### Short problem
Nothing after the line with "import * as" belongs in the copy; extract the lines below from the top through that line, pictures left out.

^^^^^^^^

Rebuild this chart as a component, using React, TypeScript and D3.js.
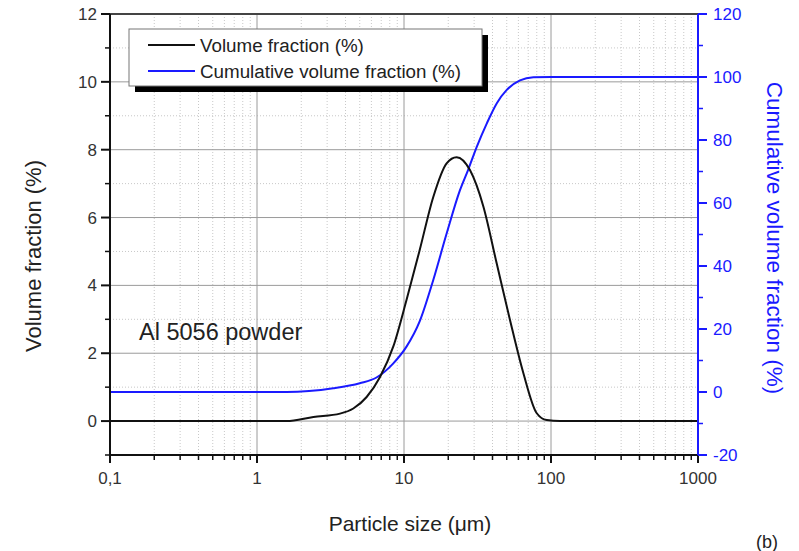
import React from "react";
import * as d3 from "d3";

// particle size (µm) and volume fraction (%)
const volSize = [0.1, 1.59, 2.42, 3.67, 4.52, 5.57, 6.87, 8.46, 10.4, 12.8, 15.8, 19.5, 22.8, 28.1, 34.7, 42.7, 52.6, 64.9, 80, 93.5, 115, 1000];
const volFrac = [0, 0, 0.12, 0.22, 0.37, 0.71, 1.3, 2.2, 3.57, 5.05, 6.6, 7.6, 7.78, 7.4, 6.32, 4.65, 2.98, 1.41, 0.23, 0.03, 0, 0];

// particle size (µm) and cumulative volume fraction (%)
const cumSize = [0.1, 1.59, 3.3, 5.0, 6.5, 8.46, 10.4, 12.8, 15.8, 19.5, 24.0, 27.4, 31.3, 36.6, 42.8, 50, 61.5, 75.9, 100, 1000];
const cumFrac = [0, 0, 1.2, 2.8, 4.6, 9.1, 14.4, 22.5, 35.5, 50.3, 64, 70.7, 77.9, 85.3, 91.7, 95.9, 98.9, 99.9, 100, 100];

const xMajor = [0.1, 1, 10, 100, 1000];
const xLabels = ["0,1", "1", "10", "100", "1000"];
const yLeftTicks = [0, 2, 4, 6, 8, 10, 12];
const yRightTicks = [-20, 0, 20, 40, 60, 80, 100, 120];

const FONT = "Arial, 'Liberation Sans', sans-serif";
const BLUE = "#1a1aff";

export default function App() {
  const left = 110, right = 698, top = 14, bottom = 455;
  const x = d3.scaleLog().domain([0.1, 1000]).range([left, right]);
  const yL = d3.scaleLinear().domain([-1, 12]).range([bottom, top]);
  const yR = d3.scaleLinear().domain([-20, 120]).range([bottom, top]);

  const xMinor: number[] = [];
  xMajor.slice(0, -1).forEach((m) => {
    for (let k = 2; k <= 9; k++) xMinor.push(m * k);
  });
  const yLMinor = d3.range(1, 12, 2);
  const yRMinor = d3.range(-10, 120, 20);

  const volLine = d3
    .line<number>()
    .x((_, i) => x(volSize[i]))
    .y((v) => yL(v))
    .curve(d3.curveMonotoneX);
  const cumLine = d3
    .line<number>()
    .x((_, i) => x(cumSize[i]))
    .y((v) => yR(v))
    .curve(d3.curveMonotoneX);

  return (
    <svg width={799} height={551} style={{ position: "absolute", left: 0, top: 0, background: "#fff" }} fontFamily={FONT}>
      {/* grid */}
      {xMinor.map((v) => (
        <line key={"xm" + v} x1={x(v)} x2={x(v)} y1={top} y2={bottom} stroke="#c8c8c8" strokeWidth={1} strokeDasharray="1,2" />
      ))}
      {yLMinor.map((v) => (
        <line key={"ym" + v} x1={left} x2={right} y1={yL(v)} y2={yL(v)} stroke="#c8c8c8" strokeWidth={1} strokeDasharray="1,2" />
      ))}
      {xMajor.slice(1, -1).map((v) => (
        <line key={"xM" + v} x1={x(v)} x2={x(v)} y1={top} y2={bottom} stroke="#9a9a9a" strokeWidth={1} />
      ))}
      {yLeftTicks.slice(0, -1).map((v) => (
        <line key={"yM" + v} x1={left} x2={right} y1={yL(v)} y2={yL(v)} stroke="#9a9a9a" strokeWidth={1} />
      ))}

      {/* curves */}
      <path d={cumLine(cumFrac) || ""} fill="none" stroke={BLUE} strokeWidth={2} />
      <path d={volLine(volFrac) || ""} fill="none" stroke="#111" strokeWidth={2} />

      {/* frame */}
      <line x1={left} x2={right} y1={top} y2={top} stroke="#444" strokeWidth={2} />
      <line x1={left} x2={right} y1={bottom} y2={bottom} stroke="#111" strokeWidth={2} />
      <line x1={left} x2={left} y1={top} y2={bottom} stroke="#111" strokeWidth={2} />
      <line x1={right} x2={right} y1={top} y2={bottom} stroke={BLUE} strokeWidth={2} />

      {/* bottom axis */}
      {xMajor.map((v, i) => (
        <g key={"bx" + v}>
          <line x1={x(v)} x2={x(v)} y1={bottom} y2={bottom + 8} stroke="#111" strokeWidth={2} />
          <text x={x(v)} y={484} textAnchor="middle" fontSize={17} fill="#333">{xLabels[i]}</text>
        </g>
      ))}
      {xMinor.map((v) => (
        <line key={"bm" + v} x1={x(v)} x2={x(v)} y1={bottom} y2={bottom + 5} stroke="#111" strokeWidth={1.5} />
      ))}

      {/* left axis */}
      {yLeftTicks.map((v) => (
        <g key={"ly" + v}>
          <line x1={left - 9} x2={left} y1={yL(v)} y2={yL(v)} stroke="#111" strokeWidth={2} />
          <text x={97} y={yL(v) + 6} textAnchor="end" fontSize={17} fill="#333">{v}</text>
        </g>
      ))}
      {yLMinor.map((v) => (
        <line key={"lm" + v} x1={left - 5} x2={left} y1={yL(v)} y2={yL(v)} stroke="#111" strokeWidth={1.5} />
      ))}
      <line x1={left - 5} x2={left} y1={yL(-1)} y2={yL(-1)} stroke="#111" strokeWidth={1.5} />

      {/* right axis */}
      {yRightTicks.map((v) => (
        <g key={"ry" + v}>
          <line x1={right} x2={right + 9} y1={yR(v)} y2={yR(v)} stroke={BLUE} strokeWidth={2} />
          <text x={713} y={yR(v) + 6} textAnchor="start" fontSize={17} fill={BLUE}>{v}</text>
        </g>
      ))}
      {yRMinor.map((v) => (
        <line key={"rm" + v} x1={right} x2={right + 5} y1={yR(v)} y2={yR(v)} stroke={BLUE} strokeWidth={1.5} />
      ))}

      {/* axis titles */}
      <text transform="translate(41,256) rotate(-90)" textAnchor="middle" fontSize={22} fill="#222">Volume fraction (%)</text>
      <text transform="translate(767,238) rotate(90)" textAnchor="middle" fontSize={22.5} fill={BLUE}>Cumulative volume fraction (%)</text>
      <text x={410} y={531} textAnchor="middle" fontSize={21} fill="#222">Particle size (μm)</text>
      <text x={767} y={548} textAnchor="middle" fontSize={18} fill="#222">(b)</text>
      <text x={139} y={340} fontSize={23.5} fill="#222">Al 5056 powder</text>

      {/* legend */}
      <rect x={135} y={35} width={353} height={57} fill="#000" />
      <rect x={129} y={29} width={353} height={57} fill="#fff" stroke="#777" strokeWidth={1} />
      <line x1={148} x2={195} y1={45} y2={45} stroke="#111" strokeWidth={2} />
      <text x={200} y={52} fontSize={18.8} fill="#222">Volume fraction (%)</text>
      <line x1={148} x2={195} y1={71} y2={71} stroke={BLUE} strokeWidth={2} />
      <text x={200} y={78} fontSize={18.8} fill="#222">Cumulative volume fraction (%)</text>
    </svg>
  );
}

^^^^^^^^

### Complete output
Rebuild this chart as a component, using React, TypeScript and D3.js.
import React from "react";
import * as d3 from "d3";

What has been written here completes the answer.